Liquidation is the process of selling off a company’s assets, settling its debts, and distributing the remaining funds to stakeholders. Dissolution, on the other hand, is the legal process of terminating a company’s existence as a legal entity.

When would a company choose liquidation over dissolution?

A company may choose liquidation when it is insolvent and unable to meet its financial obligations. Liquidation allows for the orderly sale of assets to repay creditors. Dissolution, on the other hand, may be chosen for reasons such as a change in business direction, retirement of the owner, or partnership disputes.

What are the different types of liquidation?

The three main types of liquidation are compulsory liquidation, creditors’ voluntary liquidation (CVL), and members’ voluntary liquidation (MVL). Compulsory liquidation is court-ordered, CVL is initiated by the company’s directors and shareholders when the company is insolvent, and MVL is initiated by the shareholders when the company is solvent.

What happens to employees during liquidation?

In a liquidation process, employees may face job losses as the company’s operations are terminated. However, specific laws and regulations govern employee rights and protections during the liquidation process, such as payment of outstanding wages or entitlements.

What are the common reasons for choosing dissolution?

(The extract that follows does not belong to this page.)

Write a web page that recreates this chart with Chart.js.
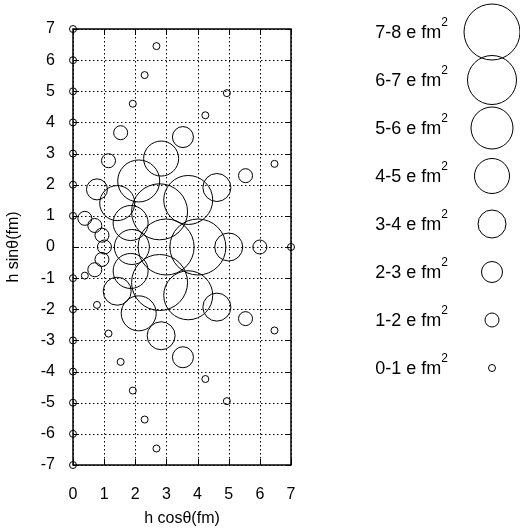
<!DOCTYPE html>
<html>
<head>
<meta charset="utf-8">
<script src="https://cdn.jsdelivr.net/npm/chart.js@4.4.0/dist/chart.umd.min.js"></script>
<style>
  body { margin: 0; background: #fff; }
  #wrap { position: relative; width: 520px; height: 532px; }
  #main { position: absolute; left: 0; top: 0; }
  #leg { position: absolute; left: 331px; top: 3px; }
</style>
</head>
<body>
<div id="wrap">
  <canvas id="main" width="320" height="532"></canvas>
  <canvas id="leg" width="190" height="394"></canvas>
</div>
<script>
// bubble positions (h cos, h sin) and charge class (0 = 0-1, 7 = 7-8 e fm^2)
const xs = [0, 0, 0, 0, 0, 0, 0,
    2.68, 2.30, 4.94, 1.92, 4.25, 1.53, 3.53, 1.14, 2.83, 6.47, 2.11, 5.54, 0.77, 4.62, 1.42, 3.70, 2.78, 1.85, 0.38, 0.70, 0.93,
    1.01, 1.89, 2.99, 4.01, 5.00, 6.00, 7.00,
    0.93, 0.70, 0.38, 1.85, 2.78, 1.42, 3.70, 0.77, 4.62, 2.11, 5.54, 6.47, 1.14, 2.83, 3.53, 1.53, 4.25, 1.92, 4.94, 2.30, 2.68,
    0, 0, 0, 0, 0, 0, 0];
const ys = [7, 6, 5, 4, 3, 2, 1,
    6.45, 5.52, 4.94, 4.60, 4.23, 3.67, 3.53, 2.77, 2.84, 2.67, 2.12, 2.29, 1.85, 1.91, 1.41, 1.51, 1.13, 0.77, 0.92, 0.69, 0.38,
    0, 0, 0, 0, 0, 0, 0,
    -0.40, -0.73, -0.92, -0.77, -1.14, -1.42, -1.55, -1.86, -1.93, -2.13, -2.30, -2.68, -2.78, -2.85, -3.54, -3.69, -4.24, -4.61, -4.95, -5.54, -6.47,
    -1, -2, -3, -4, -5, -6, -7];
const cls = [0, 0, 0, 0, 0, 0, 0,
    0, 0, 0, 0, 0, 1, 2, 1, 4, 0, 5, 1, 2, 3, 4, 6, 7, 4, 1, 1, 1,
    1, 4, 7, 7, 3, 1, 0,
    1, 1, 0, 4, 7, 3, 6, 0, 3, 4, 1, 0, 0, 3, 2, 0, 0, 0, 0, 0, 0,
    0, 0, 0, 0, 0, 0, 0];
const legendLabels = ['7-8 e fm²', '6-7 e fm²', '5-6 e fm²', '4-5 e fm²', '3-4 e fm²', '2-3 e fm²', '1-2 e fm²', '0-1 e fm²'];
const legendClasses = [7, 6, 5, 4, 3, 2, 1, 0];
const xTicks = [0, 1, 2, 3, 4, 5, 6, 7];

const radius = c => 3.5 * (c + 1);
const font = { family: 'Liberation Sans, Arial', size: 16 };

// dotted grid, inward tick marks and the frame
const gridPlugin = {
    id: 'dotGrid',
    beforeDatasetsDraw(chart) {
        const a = chart.chartArea, ctx = chart.ctx;
        const sx = chart.scales.x, sy = chart.scales.y;
        ctx.save();
        ctx.strokeStyle = '#000';
        ctx.lineWidth = 1;
        ctx.setLineDash([1.5, 2.5]);
        sx.ticks.forEach(t => {
            const x = Math.round(sx.getPixelForValue(t.value)) + 0.5;
            ctx.beginPath(); ctx.moveTo(x, a.top); ctx.lineTo(x, a.bottom); ctx.stroke();
        });
        sy.ticks.forEach(t => {
            const y = Math.round(sy.getPixelForValue(t.value)) + 0.5;
            ctx.beginPath(); ctx.moveTo(a.left, y); ctx.lineTo(a.right, y); ctx.stroke();
        });
        ctx.setLineDash([]);
        sx.ticks.forEach(t => {
            const x = Math.round(sx.getPixelForValue(t.value)) + 0.5;
            ctx.beginPath();
            ctx.moveTo(x, a.bottom); ctx.lineTo(x, a.bottom - 6);
            ctx.moveTo(x, a.top); ctx.lineTo(x, a.top + 6);
            ctx.stroke();
        });
        sy.ticks.forEach(t => {
            const y = Math.round(sy.getPixelForValue(t.value)) + 0.5;
            ctx.beginPath();
            ctx.moveTo(a.left, y); ctx.lineTo(a.left + 6, y);
            ctx.moveTo(a.right, y); ctx.lineTo(a.right - 6, y);
            ctx.stroke();
        });
        ctx.lineWidth = 1.5;
        ctx.strokeRect(a.left, a.top, a.right - a.left, a.bottom - a.top);
        ctx.restore();
    }
};

new Chart(document.getElementById('main'), {
    type: 'bubble',
    data: {
        datasets: [{
            data: xs.map((x, i) => ({ x: x, y: ys[i], r: radius(cls[i]) })),
            borderColor: '#000',
            backgroundColor: 'rgba(0,0,0,0)',
            borderWidth: 1,
            clip: false
        }]
    },
    options: {
        responsive: false,
        animation: false,
        layout: { padding: { top: 8, right: 19, left: 0, bottom: 0 } },
        plugins: { legend: { display: false }, tooltip: { enabled: false } },
        elements: { point: { hoverRadius: 0 } },
        scales: {
            x: {
                type: 'linear', min: 0, max: 7,
                afterBuildTicks: s => { s.ticks = xTicks.map(v => ({ value: v })); },
                grid: { display: false },
                border: { display: false },
                ticks: { color: '#000', font: font, padding: 12 },
                title: { display: true, text: 'h cosθ(fm)', color: '#000', font: font, padding: { top: 6 } },
                afterFit: s => { s.height = 67; }
            },
            y: {
                type: 'linear', min: -7, max: 7,
                ticks: { stepSize: 1, color: '#000', font: font, padding: 10 },
                grid: { display: false },
                border: { display: false },
                title: { display: true, text: 'h sinθ(fm)', color: '#000', font: font },
                afterFit: s => { s.width = 73; }
            }
        }
    },
    plugins: [gridPlugin]
});

const legendText = {
    id: 'legendText',
    afterDraw(chart) {
        const ctx = chart.ctx, sy = chart.scales.y, sx = chart.scales.x;
        ctx.save();
        ctx.fillStyle = '#000';
        ctx.textAlign = 'right';
        ctx.textBaseline = 'middle';
        legendLabels.forEach((t, i) => {
            const base = t.slice(0, -1);
            const y = sy.getPixelForValue(i);
            const x = sx.getPixelForValue(1) - 44;
            ctx.font = '12px Liberation Sans, Arial';
            ctx.fillText('2', x, y - 9);
            const w = ctx.measureText('2').width;
            ctx.font = '18px Liberation Sans, Arial';
            ctx.fillText(base, x - w, y + 1);
        });
        ctx.restore();
    }
};

new Chart(document.getElementById('leg'), {
    type: 'bubble',
    data: {
        datasets: [{
            data: legendClasses.map((c, i) => ({ x: 1, y: i, r: radius(c) })),
            borderColor: '#000',
            backgroundColor: 'rgba(0,0,0,0)',
            borderWidth: 1,
            clip: false
        }]
    },
    options: {
        responsive: false,
        animation: false,
        layout: { padding: 0 },
        plugins: { legend: { display: false }, tooltip: { enabled: false } },
        scales: {
            x: { type: 'linear', display: false, min: 0, max: 1 },
            y: { type: 'linear', display: false, reverse: true, min: 0, max: 7 }
        }
    },
    plugins: [legendText]
});
</script>
</body>
</html>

Dissolution may be chosen for various reasons, including a change in business direction, retirement or personal reasons of the owner, lack of profitability, partnership disputes, regulatory or legal issues, mergers and acquisitions, or as part of a strategic restructuring plan.

Does dissolution always involve liquidation?

No, dissolution does not always involve liquidation. Dissolution refers to the legal termination of a company’s existence, while liquidation involves the sale of assets and settlement of debts. Dissolution can occur without liquidation if there are no remaining assets or liabilities to address

What are the legal requirements for liquidation and dissolution?

The legal requirements for liquidation and dissolution vary depending on the jurisdiction and applicable laws. It is advisable to seek professional advice from legal, financial, and insolvency experts to ensure compliance with the specific requirements and procedures.